De acordo com a subsecretária de Ressocialização da Secretaria da Justiça do Espírito Santo, Roberta Ferraz, as contribuições do CNJ durante o mutirão devem trazer um aporte permanente para o estado. “A chegada do Justiça Presente com o apoio da equipe de voluntários das Nações Unidas foi essencial para que tivéssemos um novo olhar sobre nossos processos e o que pode ser feito para otimizarmos nossos serviços. Com o fim do mutirão e o dos contratos dos voluntários em novembro, iremos avaliar o que funcionou e a ideia é que isso seja institucionalizado na política de egressos do estado”, explica.
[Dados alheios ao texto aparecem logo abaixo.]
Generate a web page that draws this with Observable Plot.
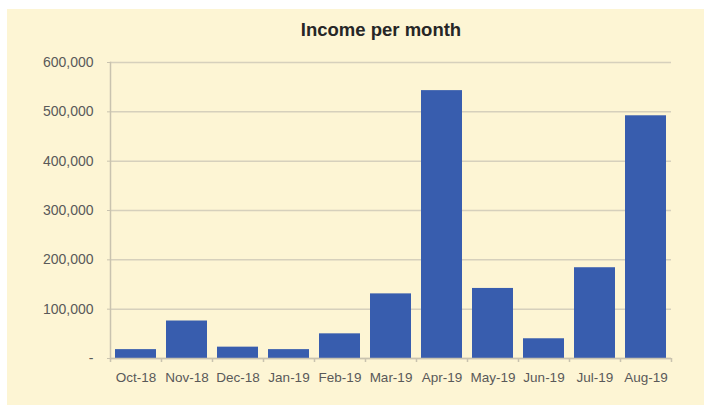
<!DOCTYPE html>
<html><head><meta charset="utf-8">
<script src="https://cdn.jsdelivr.net/npm/d3@7"></script>
<script src="https://cdn.jsdelivr.net/npm/@observablehq/plot@0.6"></script>
<style>
html,body{margin:0;padding:0;background:#fff;}
#wrap{position:relative;width:704px;height:405px;overflow:hidden;}
#bg{position:absolute;left:7px;top:9px;width:697px;height:396px;background:#FDF5D4;}
#title{position:absolute;left:231px;width:300px;top:19px;text-align:center;font:bold 18.5px "Liberation Sans",Arial,sans-serif;color:#262626;}
#chart{position:absolute;left:0;top:0;}
</style></head><body>
<div id="wrap"><div id="bg"></div><div id="title">Income per month</div><div id="chart"></div></div>
<script>
const months = ["Oct-18","Nov-18","Dec-18","Jan-19","Feb-19","Mar-19","Apr-19","May-19","Jun-19","Jul-19","Aug-19"];
const income = [18000, 76000, 23000, 18000, 50000, 131000, 543000, 142000, 40000, 184000, 492000];
const yTicks = [0, 100000, 200000, 300000, 400000, 500000, 600000];

const data = months.map((m, i) => ({month: m, income: income[i]}));
const fmt = d => d === 0 ? "-" : d3.format(",")(d);
const W = 704, ML = 110, MR = 33;
const step = (W - ML - MR) / months.length;
const axisGray = "#C9C3AF";

const chart = Plot.plot({
  width: W, height: 405,
  marginTop: 62, marginBottom: 47, marginLeft: ML, marginRight: MR,
  style: {background: "transparent", fontFamily: "Liberation Sans, Arial, sans-serif", fontSize: "13.5px", color: "#595959"},
  x: {domain: months, paddingInner: 0.2, paddingOuter: 0.1, label: null},
  y: {domain: [0, 600000], label: null},
  marks: [
    Plot.gridY(yTicks, {stroke: "#D6D0BC", strokeOpacity: 1, strokeWidth: 1.5}),
    Plot.barY(data, {x: "month", y: "income", fill: "#385DAE"}),
    Plot.frame({anchor: "left", stroke: axisGray, strokeWidth: 1.5}),
    Plot.ruleY([0], {stroke: axisGray, strokeWidth: 1.5}),
    Plot.ruleX(months, {x: d => d, y1: 0, y2: 0, dx: -step / 2, insetBottom: -4, stroke: axisGray, strokeWidth: 1.5}),
    Plot.ruleX([months[months.length - 1]], {x: d => d, y1: 0, y2: 0, dx: step / 2, insetBottom: -4, stroke: axisGray, strokeWidth: 1.5}),
    Plot.axisY(yTicks, {tickSize: 3, tickPadding: 14, tickFormat: fmt, stroke: axisGray, fill: "#595959", fontSize: 14, label: null}),
    Plot.axisX({tickSize: 0, tickPadding: 14, fill: "#595959", fontSize: 13.5, label: null})
  ]
});
document.getElementById("chart").appendChild(chart);
</script>
</body></html>
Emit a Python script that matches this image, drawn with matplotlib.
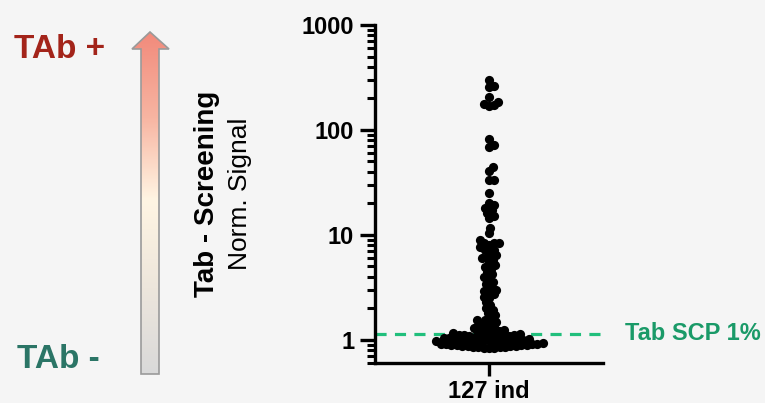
import numpy as np
import matplotlib
matplotlib.use("Agg")
import matplotlib.pyplot as plt
from matplotlib.colors import LinearSegmentedColormap
from matplotlib.patches import Polygon
from matplotlib.ticker import FixedLocator, LogLocator, NullFormatter

plt.rcParams['font.family'] = ['Liberation Sans', 'DejaVu Sans']
plt.rcParams['lines.scale_dashes'] = False

# --------------------------------
# Datos
# --------------------------------
top_vals = [300, 262, 255, 206, 186, 178, 172, 168]
high_vals = [82, 72, 68, 44, 40.6, 33.5, 33, 25]
mid_vals = [20.2, 19.3, 18.1, 17.3, 16.2, 15.2, 14.5, 11.7,
            10.4, 9.0, 8.4, 8.4, 8.4, 8.0, 7.6, 7.2, 7.2, 6.74, 6.45, 6.04, 6.04,
            5.8, 5.41, 5.1, 4.96, 4.74, 4.44, 4.2, 3.98, 3.8, 3.57, 3.4, 3.20,
            2.99, 2.93, 2.87, 2.7, 2.57, 2.51, 2.3, 2.15, 2.0, 1.93, 1.8, 1.73]
low_vals = [1.62, 1.55, 1.55, 1.48, 1.45, 1.39, 1.35, 1.33, 1.30, 1.28, 1.25]
base_vals = [1.22, 1.20, 1.18, 1.17, 1.15, 1.14, 1.13, 1.12, 1.11, 1.10,
             1.09, 1.08, 1.07, 1.06, 1.05, 1.05, 1.04, 1.03, 1.03, 1.02,
             1.01, 1.00, 1.00, 0.99, 0.99, 0.98, 0.97, 0.97, 0.96, 0.96,
             0.95, 0.95, 0.94, 0.94, 0.93, 0.93, 0.92, 0.92, 0.91, 0.91,
             0.90, 0.90, 0.89, 0.89, 0.88, 0.88, 0.87, 0.87, 0.86, 0.86,
             0.85, 0.85, 0.84, 0.84, 0.83]
values = np.array(top_vals + high_vals + mid_vals + low_vals + base_vals)

cutoff = 1.14
cutoff_label = 'Tab SCP 1%'
group_label = '127 ind'
y_ticks = [1, 10, 100, 1000]

bg = '#f5f5f5'
W, H = 765, 403

fig = plt.figure(figsize=(W / 100, H / 100), dpi=100, facecolor=bg)

# --------------------------------
# Grafico principal (escala log)
# --------------------------------
ax = fig.add_axes([375 / W, 40 / H, 228 / W, 338 / H])
ax.set_facecolor(bg)
ax.set_yscale('log')
ax.set_ylim(0.6, 1000)
ax.set_xlim(-1, 1)

# beeswarm simple en pixeles (con algo de solape, como Prism)
ypx = ax.transData.transform(np.column_stack([np.zeros(len(values)), values]))[:, 1]
dmin = 5.4
xs = np.zeros(len(values))
placed = []
for i in np.argsort(ypx):
    y = ypx[i]
    near = [(xs[j], ypx[j]) for j in placed if abs(ypx[j] - y) < dmin]
    cands = [0.0]
    for xj, yj in near:
        h = np.sqrt(dmin ** 2 - (yj - y) ** 2)
        cands += [xj + h, xj - h]
    cands.sort(key=abs)
    for c in cands:
        if all((c - xj) ** 2 + (y - yj) ** 2 >= dmin ** 2 - 1e-6 for xj, yj in near):
            xs[i] = c
            break
    placed.append(i)
px_per_unit = ax.transData.transform((1, 1))[0] - ax.transData.transform((0, 1))[0]
ax.scatter(xs / px_per_unit, values, s=44, color='black', linewidths=0, zorder=3)

ax.plot([-1, 0.99], [cutoff, cutoff], color='#21bf7c', lw=2.3, dashes=(8, 6), zorder=2)

for s in ['top', 'right']:
    ax.spines[s].set_visible(False)
for s in ['left', 'bottom']:
    ax.spines[s].set_linewidth(2.4)

ax.yaxis.set_major_locator(FixedLocator(y_ticks))
ax.set_yticklabels([str(t) for t in y_ticks], fontsize=17, fontweight='bold')
ax.yaxis.set_minor_locator(LogLocator(base=10, subs=np.arange(2, 10)))
ax.yaxis.set_minor_formatter(NullFormatter())
ax.tick_params(axis='y', which='major', length=11, width=2.4, pad=4)
ax.tick_params(axis='y', which='minor', length=6, width=2.2)
ax.set_xticks([0])
ax.set_xticklabels([group_label], fontsize=17, fontweight='bold')
ax.tick_params(axis='x', length=9, width=2.4, pad=3)

# --------------------------------
# Flecha con degradado y textos
# --------------------------------
ov = fig.add_axes([0, 0, 1, 1])
ov.set_xlim(0, W)
ov.set_ylim(H, 0)
ov.axis('off')
ov.patch.set_visible(False)

cmap = LinearSegmentedColormap.from_list('arrow', [
    (0.0, '#f28a7b'), (0.25, '#f7b5a2'), (0.49, '#fff5e3'),
    (0.75, '#ede6dc'), (1.0, '#d9d9d9')])
grad = np.linspace(0, 1, 256).reshape(-1, 1)
arrow_pts = [(141, 374), (141, 49), (132, 49), (150, 32), (169, 49), (159, 49), (159, 374)]
im = ov.imshow(grad, cmap=cmap, extent=[132, 169, 374, 32], origin='upper', aspect='auto')
poly = Polygon(arrow_pts, closed=True, facecolor='none', edgecolor='#9a9a9a', lw=1.2)
ov.add_patch(poly)
im.set_clip_path(poly)
ov.set_xlim(0, W)
ov.set_ylim(H, 0)

ov.text(60, 58, 'TAb +', fontsize=24, fontweight='bold', color='#a3241a', ha='center', va='baseline')
ov.text(58, 368, 'TAb -', fontsize=24, fontweight='bold', color='#2b7566', ha='center', va='baseline')
ov.text(207, 194, 'Tab - Screening', fontsize=20, fontweight='bold', rotation=90, ha='center', va='center')
ov.text(240, 194, 'Norm. Signal', fontsize=19, rotation=90, ha='center', va='center')
ov.text(625, 340, cutoff_label, fontsize=17, fontweight='bold', color='#1a9a68', ha='left', va='baseline')

fig.savefig('out.png', dpi=100, facecolor=bg)
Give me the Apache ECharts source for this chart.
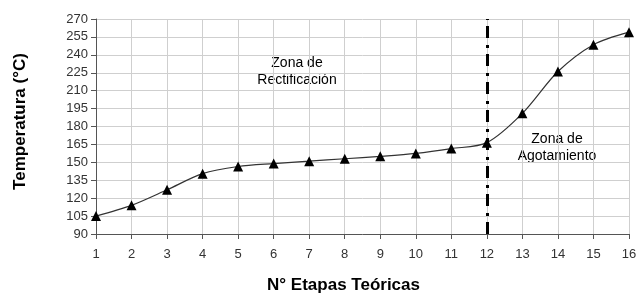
<!DOCTYPE html>
<html>
<head>
<meta charset="utf-8">
<script src="https://cdn.jsdelivr.net/npm/echarts@6/dist/echarts.min.js"></script>
<style>
  html, body { margin: 0; padding: 0; background: #fff; }
  #chart { width: 637px; height: 293px; }
</style>
</head>
<body>
<div id="chart"></div>
<script>
// etapas teóricas (eje x)
const stages = ['1','2','3','4','5','6','7','8','9','10','11','12','13','14','15','16'];
// temperatura, °C
const temperature = [105, 114, 127, 140.5, 146.5, 149, 151, 153, 155, 157.5, 161.5, 166.5, 191, 226, 248.5, 259];
const feedStage = '12';

const chart = echarts.init(document.getElementById('chart'), null, { renderer: 'canvas' });

const FONT = 'Liberation Sans, Arial, sans-serif';
const labelFont = { color: '#333', fontSize: 13, fontFamily: FONT };
const titleFont = { color: '#000', fontSize: 17, fontWeight: 'bold', fontFamily: FONT };

chart.setOption({
  backgroundColor: '#fff',
  animation: false,
  grid: { left: 96, right: 8, top: 19, bottom: 59, containLabel: false, outerBoundsMode: 'none' },
  xAxis: {
    type: 'category',
    data: stages,
    boundaryGap: false,
    name: 'N° Etapas Teóricas',
    nameLocation: 'middle',
    nameGap: 43,
    nameTextStyle: { ...titleFont, padding: [0, 38, 0, 0] },
    axisLine: { lineStyle: { color: '#555', width: 1 } },
    axisTick: { show: true, length: 5, alignWithLabel: true, lineStyle: { color: '#555' } },
    axisLabel: { ...labelFont, margin: 14, interval: 0 },
    splitLine: { show: true, lineStyle: { color: '#cfcfcf', width: 1 } },
  },
  yAxis: {
    type: 'value',
    min: 90,
    max: 270,
    interval: 15,
    name: 'Temperatura (°C)',
    nameLocation: 'middle',
    nameGap: 67,
    nameTextStyle: { ...titleFont, padding: [0, 0, 0, 10] },
    axisLine: { show: true, lineStyle: { color: '#555', width: 1 } },
    axisTick: { show: true, length: 5, lineStyle: { color: '#555' } },
    axisLabel: { ...labelFont, margin: 8 },
    splitLine: { lineStyle: { color: '#cfcfcf', width: 1 } },
  },
  series: [
    {
      type: 'line',
      data: temperature,
      smooth: 0.3,
      symbol: 'triangle',
      symbolSize: 10,
      itemStyle: { color: '#000' },
      lineStyle: { color: '#333', width: 1.2 },
      markLine: {
        silent: true,
        symbol: 'none',
        label: { show: false },
        lineStyle: { color: '#000', width: 3, type: [12, 6, 3, 7] },
        data: [{ xAxis: feedStage }],
      },
    },
  ],
  graphic: [
    {
      type: 'text',
      x: 297,
      y: 55,
      style: {
        text: 'Zona de\nRectificación',
        align: 'center',
        fill: '#000',
        font: '14px Liberation Sans, Arial, sans-serif',
        lineHeight: 17,
      },
    },
    {
      type: 'text',
      x: 557,
      y: 131,
      style: {
        text: 'Zona de\nAgotamiento',
        align: 'center',
        fill: '#000',
        font: '14px Liberation Sans, Arial, sans-serif',
        lineHeight: 17,
      },
    },
  ],
});
</script>
</body>
</html>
Ela também evidenciou a importância da criação de fluxos para egressos e de se trabalhar a articulação da rede de atendimento. “Vimos o quão essencial é a criação de fluxos para quem está saindo do sistema, pois se não damos suporte, o próprio Estado colabora para reentrada. Quanto à rede, é importante entender que aquele sujeito é filho da terra, e que o diálogo entre atores é essencial para entendermos o que cada um tem para oferecer, dando mais agilidade nos encaminhamentos”, avalia.
Atenção ao egresso
De acordo com a juíza Gisele Oliveira, coordenadora do Grupo de Monitoramento e Fiscalização do Sistema Carcerário do Espírito Santo, o investimento em uma política robusta para egressos via Escritório Social é fundamental para reverter o agravamento do quadro penal no país, incluindo a reincidência. “Nosso sistema é composto basicamente de pessoas que não tiveram acesso a políticas públicas adequadas, como educação, cultura, saúde, esporte, e acabam parando no sistema prisional onde todas as dificuldades são ampliadas pelo estigma e pelo preconceito. A disseminação da ideia do Escritório Social em todo o Brasil vai fazer face a esse desafio”, avalia.
Para a juíza Graciela Henriquez, que atua na Vara de Execuções Penais de Vila Velha, a dificuldade que o egresso encontra ao retornar para a sociedade é notória e é preciso que os atores ligados à execução penal se unam para superar esse quadro, algo observado durante o mutirão promovido pelo CNJ. “É necessário o envolvimento de todas as instituições que atuam na execução penal, a fim de juntos enfrentramos os desafios estruturais do sistema. Nesse sentido, é louvável a iniciativa do Conselho Nacional de Justiça ao idealizar e realizar o 1o Mutirão Carcerário Eletrônico, em parceria com a Defensoria Pública, com o Ministério Público e a Secretaria de Justiça a fim de buscar alternativas inovadoras e criativas visando tornar mais eficiente e justo o sistema prisional”, avalia.
*Nome alterado para preservar a identidade.